Pedaggi autostradali anche allo stato e non solo ai concessionari autostradali; ridefinizione delle tratte (entro 180-315 km) per evitare situazioni di monopolio; durata massima 15 anni; affidamento di gara secondo il codice dei contratti pubblici; da motivare le eventuali nuove gestioni in house. Sono questi alcuni dei punti principali contenuti nel disegno di legge sulla concorrenza che ieri ha incassato il via libera del Consiglio dei ministri. Il testo contiene la riforma delle concessioni autostradali, che scatterà da quelle in scadenza nel 2025 e che riguarda oltre 7.000 km di tratte, dove circola il 90% del traffico merci e il 25% della mobilità nazionale.
Una delle principali novità contenute nel ddl si trova nella norma che fissa il limite a pedaggi autostrade: per la prima volta una parte dei pedaggi non entrerà nelle casse di grandi gruppi di concessionari, anche internazionali, ma andrà allo stato. Così facendo, spiegano i tecnici ministeriali, si dovrebbe realizzare il doppio obiettivo del ministro dei trasporti, Matteo Salvini, di realizzare opere pubbliche e tenere sotto controllo i pedaggi.
Tra gli obiettivi del piano nazionale di ripresa e resilienza, da raggiungere entro fine anno, c’è anche l’adozione di disposizioni ad hoc che regolino la materia delle concessioni autostradali per realizzare l’obiettivo di bloccare i rinnovi automatici e passare alla regola della gara. Non senza agevolare l’imprenditorialità e le condizioni concorrenziali. A livello europeo, fra le altre cose, emerge la raccomandazione a che si eviti che le concessioni scadute si protraggano troppo oltre il termine di scadenza; cosa che, invece, in Italia è quasi una prassi. Altro punto è quello della disciplina delle modalità di esternalizzazione con limitazioni e graduazioni in funzione della rilevanza delle concessioni e con percentuali di affidamento e terzi differenziate, ma soprattutto il limitare l’affidamento delle concessioni individuando come monito ottimale di gestione tratte comprese fra 180 e 315 chilometri. Altro obiettivo: la regolamentazione delle tariffe entro i limiti Ue e la semplificazione delle procedure amministrative.
Nell’affidamento delle nuove concessioni si prevede che siano rispettati gli ambito ottimali definiti dall’ART (Autorità di regolazione dei trasporti); ridefinendo le tratte si eviteranno situazioni di monopolio.
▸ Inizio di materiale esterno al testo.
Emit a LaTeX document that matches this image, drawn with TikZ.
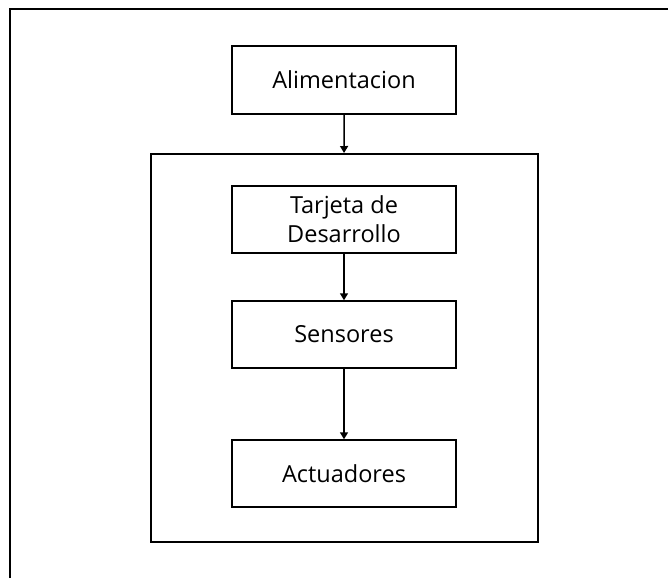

Il termine massimo di durata delle concessioni non potrà superare i 15 anni; termine che il Governo ritiene ragionevole per il recupero degli investimenti effettuati, in quanto garantisce un adeguato margine di ritorno sul capitale investito
Il ddl prevede che si debbano rispettare le disposizioni del codice dei contratti pubblici; quindi dispone che la regola sia la gara ad evidenza pubblica con pubblicazione del bando. Gli affidamenti diretti, senza gara, saranno limitati ai casi in cui il dicastero delle infrastrutture e dei trasporti (Mit) riterrà di procedere con gestione in house. Le norme del ddl prevedono questa opzione per l’affidamento di concessioni: alla società istituita in base alla legge 121/2021, interamente controllata dal ministero dell’economia e sottoposta al “controllo analogo” del Mit, oppure ad una “società in house diversa, anche appositamente costituita, secondo quanto previsto dall’articolo 186 comma 7 del codice dei contratti pubblici». In quest’ultimo caso, dovrebbe trattarsi di tratte che interessano più regioni, per le quali il Mit ammette la concessione senza gara alla società costituita da più amministrazioni, anche appositamente. Le gestioni in house devono, però, rispondere al principio generale per cui va motivato il ricorso all’in house, anche con riferimento ai vantaggi per la collettività e per ragioni di congruità economica. Potrebbe essere questo il grimaldello per aggirare il principio della gara. Per le concessioni scadute non si potrà procedere facendo ricorso al project financing; disposizione che ha finalità anti-elusive del divieto di proroga delle concessioni e che avvantaggerebbe il concessionario uscente.